One of my favorite movies is The Ten Commandments, with Charleton Heston. Being in Egypt and seeing the temples, I feel like I was right there, living it. As much as I like to think I was one of the beautiful women living in the temple and have my image carved on the wall, I was more likely the gal out there toting water.
After visiting the Karnak Temple, we were taken to a riverside restaurant to have some lunch. The river would be the Nile. I can’t believe I just said that! “Yes, we lunched along the Nile.” Never in my wildest dreams did I think I would ever see the Nile, the very river that Moses floated down when we was a baby. Of course, it’s not as pretty as when Moses was a baby, but still, it’s the Nile.

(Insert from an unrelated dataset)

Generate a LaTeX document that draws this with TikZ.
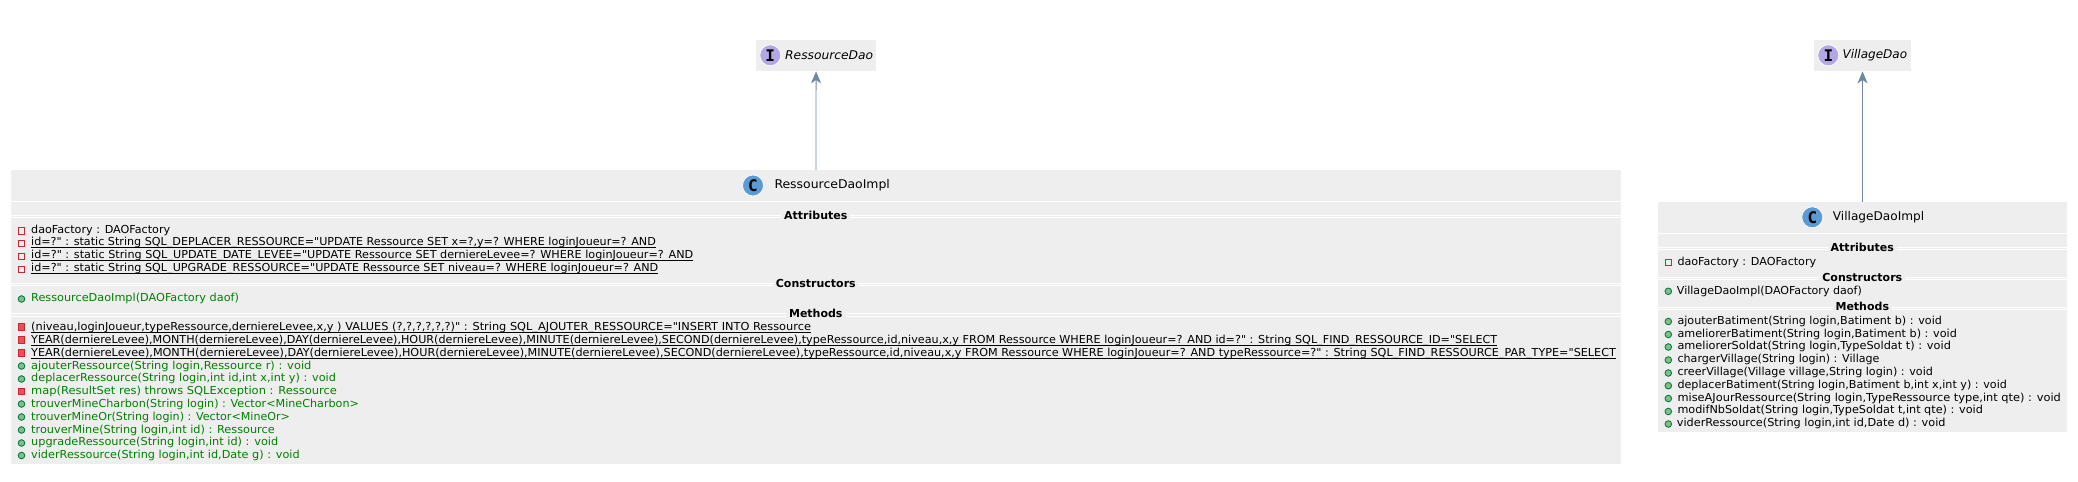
\documentclass[tikz,border=0pt]{standalone}
\usepackage{graphicx}
\usepackage{fontspec}
\newfontfamily\dv{DejaVu Sans}
\newfontfamily\dvm{DejaVu Sans Mono}
\usetikzlibrary{arrows.meta}
\definecolor{boxfill}{HTML}{EEEEEE}
\definecolor{edgecol}{HTML}{6F87A2}
\definecolor{cblue}{HTML}{5B9BD5}
\definecolor{ipurple}{HTML}{B4A7E5}
\definecolor{privred}{HTML}{C82930}
\definecolor{privfill}{HTML}{F24D5C}
\definecolor{pubgreen}{HTML}{038048}
\definecolor{pubfill}{HTML}{84BE84}
\definecolor{methgreen}{HTML}{008000}
\tikzset{
  x=1pt,y=-1pt,
  classbox/.style={fill=boxfill,draw=none,inner sep=0pt,anchor=north west},
  badge/.style={circle,draw=white,line width=.7pt,inner sep=0pt,minimum size=21pt,font=\dvm\fontsize{16}{16}\selectfont\bfseries},
  classname/.style={inner sep=0pt,anchor=west,font=\dv\fontsize{12}{12}\selectfont},
  ifacename/.style={classname,font=\dv\fontsize{12}{12}\selectfont\itshape},
  row/.style={inner sep=0pt,anchor=base west,font=\dv\fontsize{11}{11}\selectfont},
  grn/.style={row,text=methgreen},
  seclabel/.style={fill=boxfill,inner sep=0pt,inner xsep=3pt,minimum height=10pt,font=\dv\fontsize{11}{11}\selectfont\bfseries},
  sepline/.style={draw=white,line width=.9pt},
  underl/.style={draw=black,line width=.9pt},
  privfield/.style={draw=privred,line width=.9pt,fill=none,minimum size=6.2pt,inner sep=0pt},
  privmeth/.style={draw=privred,line width=.9pt,fill=privfill,minimum size=6.2pt,inner sep=0pt},
  pubmeth/.style={circle,draw=pubgreen,line width=.9pt,fill=pubfill,minimum size=6.6pt,inner sep=0pt},
  implarrow/.style={draw=edgecol,line width=.9pt,-{Stealth[length=12pt,width=10pt,inset=3.5pt,fill=edgecol]}}
}
\newcommand{\dbl}[3]{\path[sepline] (#1,#3-1.2) -- (#2,#3-1.2) (#1,#3+1.2) -- (#2,#3+1.2);}
\newcommand{\fitrow}[2]{\resizebox{#1pt}{\height}{#2}}
\begin{document}
\begin{tikzpicture}
\useasboundingbox (0,0) rectangle (2078,482);
% interfaces
\node[classbox,minimum width=119.7pt,minimum height=31pt] (ird) at (756,40) {};
\node[badge,fill=ipurple] (irdb) at (770.3,55.3) {I};
\node[ifacename] (irdn) at (785,55.5) {\fitrow{88}{RessourceDao}};
\node[classbox,minimum width=96.7pt,minimum height=31pt] (ivd) at (1814,40) {};
\node[badge,fill=ipurple] (ivdb) at (1828.3,55.3) {I};
\node[ifacename] (ivdn) at (1842.3,55.5) {\fitrow{64.7}{VillageDao}};
% classes
\node[classbox,minimum width=1609.6pt,minimum height=293.3pt] (rc) at (11,170) {};
\node[badge,fill=cblue] (rcb) at (753,185.5) {C};
\node[classname] (rcn) at (774.3,185.5) {\fitrow{115.4}{RessourceDaoImpl}};
\node[classbox,minimum width=408.7pt,minimum height=229.7pt] (vc) at (1658,202) {};
\node[badge,fill=cblue] (vcb) at (1812.3,217.3) {C};
\node[classname] (vcn) at (1832.7,217.5) {\fitrow{91.3}{VillageDaoImpl}};
% connectors
\draw[implarrow] (rc.north) -- (ird.south);
\draw[implarrow] (vc.north) -- (ivd.south);
% separators Ressource
\path[sepline] (11,201.3) -- (1620.6,201.3);
\dbl{11}{1620.6}{216.4}
\dbl{11}{1620.6}{284.6}
\dbl{11}{1620.6}{315}
\node[seclabel] (ra) at (815.8,215.2) {Attributes};
\node[seclabel] (rk) at (815.8,283.6) {Constructors};
\node[seclabel] (rm) at (815.8,313.6) {Methods};
% separators Village
\path[sepline] (1658,233.3) -- (2066.7,233.3);
\dbl{1658}{2066.7}{248.4}
\dbl{1658}{2066.7}{278.6}
\dbl{1658}{2066.7}{308.6}
\node[seclabel] (va) at (1862.3,247) {Attributes};
\node[seclabel] (vk) at (1862.3,277) {Constructors};
\node[seclabel] (vm) at (1862.3,306.5) {Methods};
% Ressource attributes
\node[row] (r1) at (31,233.2) {\fitrow{139}{daoFactory : DAOFactory}};
\node[row] (r2) at (31,245.2) {\fitrow{624.6}{id=?" : static String SQL\_DEPLACER\_RESSOURCE="UPDATE Ressource SET x=?,y=? WHERE loginJoueur=? AND}};
\node[row] (r3) at (31,258.2) {\fitrow{662}{id=?" : static String SQL\_UPDATE\_DATE\_LEVEE="UPDATE Ressource SET derniereLevee=? WHERE loginJoueur=? AND}};
\node[row] (r4) at (31,271.2) {\fitrow{627}{id=?" : static String SQL\_UPGRADE\_RESSOURCE="UPDATE Ressource SET niveau=? WHERE loginJoueur=? AND}};
\node[grn] (r5) at (31,301.2) {\fitrow{207.8}{RessourceDaoImpl(DAOFactory daof)}};
\node[row] (r6) at (31,330) {\fitrow{779.7}{(niveau,loginJoueur,typeRessource,derniereLevee,x,y ) VALUES (?,?,?,?,?,?)" : String SQL\_AJOUTER\_RESSOURCE="INSERT INTO Ressource}};
\node[row] (r7) at (31,343) {\fitrow{1466}{YEAR(derniereLevee),MONTH(derniereLevee),DAY(derniereLevee),HOUR(derniereLevee),MINUTE(derniereLevee),SECOND(derniereLevee),typeRessource,id,niveau,x,y FROM Ressource WHERE loginJoueur=? AND id=?" : String SQL\_FIND\_RESSOURCE\_ID="SELECT}};
\node[row] (r8) at (31,356) {\fitrow{1584.7}{YEAR(derniereLevee),MONTH(derniereLevee),DAY(derniereLevee),HOUR(derniereLevee),MINUTE(derniereLevee),SECOND(derniereLevee),typeRessource,id,niveau,x,y FROM Ressource WHERE loginJoueur=? AND typeRessource=?" : String SQL\_FIND\_RESSOURCE\_PAR\_TYPE="SELECT}};
\node[grn] (r9) at (31,369) {\fitrow{280.2}{ajouterRessource(String login,Ressource r) : void}};
\node[grn] (r10) at (31,381.5) {\fitrow{304.7}{deplacerRessource(String login,int id,int x,int y) : void}};
\node[grn] (r11) at (31,394.3) {\fitrow{305.7}{map(ResultSet res) throws SQLException : Ressource}};
\node[grn] (r12) at (31,407) {\fitrow{327.7}{trouverMineCharbon(String login) : Vector<MineCharbon>}};
\node[grn] (r13) at (31,420) {\fitrow{258.8}{trouverMineOr(String login) : Vector<MineOr>}};
\node[grn] (r14) at (31,433) {\fitrow{243.5}{trouverMine(String login,int id) : Ressource}};
\node[grn] (r15) at (31,445) {\fitrow{247}{upgradeRessource(String login,int id) : void}};
\node[grn] (r16) at (31,458) {\fitrow{268.5}{viderRessource(String login,int id,Date g) : void}};
% underlines
\foreach \n in {r2,r3,r4,r6,r7,r8}{
  \path[underl] ([yshift=-2pt]\n.base west) -- ([yshift=-2pt]\n.base east);
}
% markers Ressource
\node[privfield] (m1) at (21.5,231) {};
\node[privfield] (m2) at (21.5,243.5) {};
\node[privfield] (m3) at (21.5,256.5) {};
\node[privfield] (m4) at (21.5,269.5) {};
\node[pubmeth] (m5) at (21.5,299) {};
\node[privmeth] (m6) at (21.5,327) {};
\node[privmeth] (m7) at (21.5,340) {};
\node[privmeth] (m8) at (21.5,353) {};
\node[pubmeth] (m9) at (21.5,366) {};
\node[pubmeth] (m10) at (21.5,379) {};
\node[privmeth] (m11) at (21.5,391.5) {};
\node[pubmeth] (m12) at (21.5,404) {};
\node[pubmeth] (m13) at (21.5,417) {};
\node[pubmeth] (m14) at (21.5,430) {};
\node[pubmeth] (m15) at (21.5,443) {};
\node[pubmeth] (m16) at (21.5,455.5) {};
% Village rows
\node[row] (v1) at (1677.3,265) {\fitrow{138.7}{daoFactory : DAOFactory}};
\node[row] (v2) at (1676.7,294) {\fitrow{185}{VillageDaoImpl(DAOFactory daof)}};
\node[row] (v3) at (1677.3,324) {\fitrow{264.4}{ajouterBatiment(String login,Batiment b) : void}};
\node[row] (v4) at (1677.3,337) {\fitrow{279.4}{ameliorerBatiment(String login,Batiment b) : void}};
\node[row] (v5) at (1677.3,349) {\fitrow{273.4}{ameliorerSoldat(String login,TypeSoldat t) : void}};
\node[row] (v6) at (1677.3,362) {\fitrow{202}{chargerVillage(String login) : Village}};
\node[row] (v7) at (1677.3,375) {\fitrow{255.4}{creerVillage(Village village,String login) : void}};
\node[row] (v8) at (1677.3,388) {\fitrow{329.4}{deplacerBatiment(String login,Batiment b,int x,int y) : void}};
\node[row] (v9) at (1677.3,401) {\fitrow{383.4}{miseAJourRessource(String login,TypeRessource type,int qte) : void}};
\node[row] (v10) at (1677.3,413) {\fitrow{305.4}{modifNbSoldat(String login,TypeSoldat t,int qte) : void}};
\node[row] (v11) at (1676.7,426) {\fitrow{268.6}{viderRessource(String login,int id,Date d) : void}};
\node[privfield] (n1) at (1668.3,262.5) {};
\node[pubmeth] (n2) at (1668.3,291.3) {};
\node[pubmeth] (n3) at (1668.3,321.5) {};
\node[pubmeth] (n4) at (1668.3,334.5) {};
\node[pubmeth] (n5) at (1668.3,347) {};
\node[pubmeth] (n6) at (1668.3,360) {};
\node[pubmeth] (n7) at (1668.3,373) {};
\node[pubmeth] (n8) at (1668.3,385.7) {};
\node[pubmeth] (n9) at (1668.3,398.5) {};
\node[pubmeth] (n10) at (1668.3,411.5) {};
\node[pubmeth] (n11) at (1668.3,424) {};
\end{tikzpicture}
\end{document}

For the foodies, let me say - Egyptian food? Meh. It isn’t bad. It’s just nothing to write home about. But then, they’re not known for their culinary skills, are they? There is a lot of fish, lamb, eggplant, potatoes and rice. Really a lot of starch. The only vegetables I’ve seen in abundance have been carrots and zucchini. Nothing leafy and green.
Our lunchtime conversation was spent explaining to the Italian students that yes, there are cowboys in Texas, but they’re not like the ones in the movies. Well, yes, they wear boots and hats and yes, some carry guns, but it’s not like a Western. How do you explain hippies and cowboys co-existing in Austin? And while I’ve never met a Texas Ranger, I’m pretty sure they’re nothing like Chuck Norris. Apparently, Chuck Norris has a HUGE following in Italy. They had more questions about him than anything else about Texas.
The other Americans who were helping this conversation were reservists for the Army. One was on R & R from Iraq and the other flew in from Houston to join him.
After lunch, we boarded a water taxi to cross the Nile and explore the West Bank.
Honestly, I’ve sat here for the last ten minutes trying to figure out how to describe all that we saw. I just can’t. You’re just driving along, and on the side of the road are these two HUGE statues, just out of nowhere. And then another temple. And housing for the servants. All of these are closed off to the public, but you can still see them from the road. On a hillside is a village where the people live as simply as in ancient times. The people who live here are very keen at finding the ancient sites.
Tomorrow, I will finish up our tour through Luxor. I’ve tried to pare down my 18974362 pictures to a manageable few. I promise, I’m trying to spare you the “Dawn’s dreaded vacation slides”.
Remember those? Slideshows of other people’s vacations? “This is a 1,000 year old redwood tree in California” click-swish-focus “Here we have a redwood tree that’s only 900 years old in Oregon, do you need me to go back so you can see the difference?” click-swish-(clunk as head falls on table) Yeah, I won’t to do that to you. Unless I already have. In which case it’s too late anyway, so have another cocktail, there’s only 87436 more slides to go.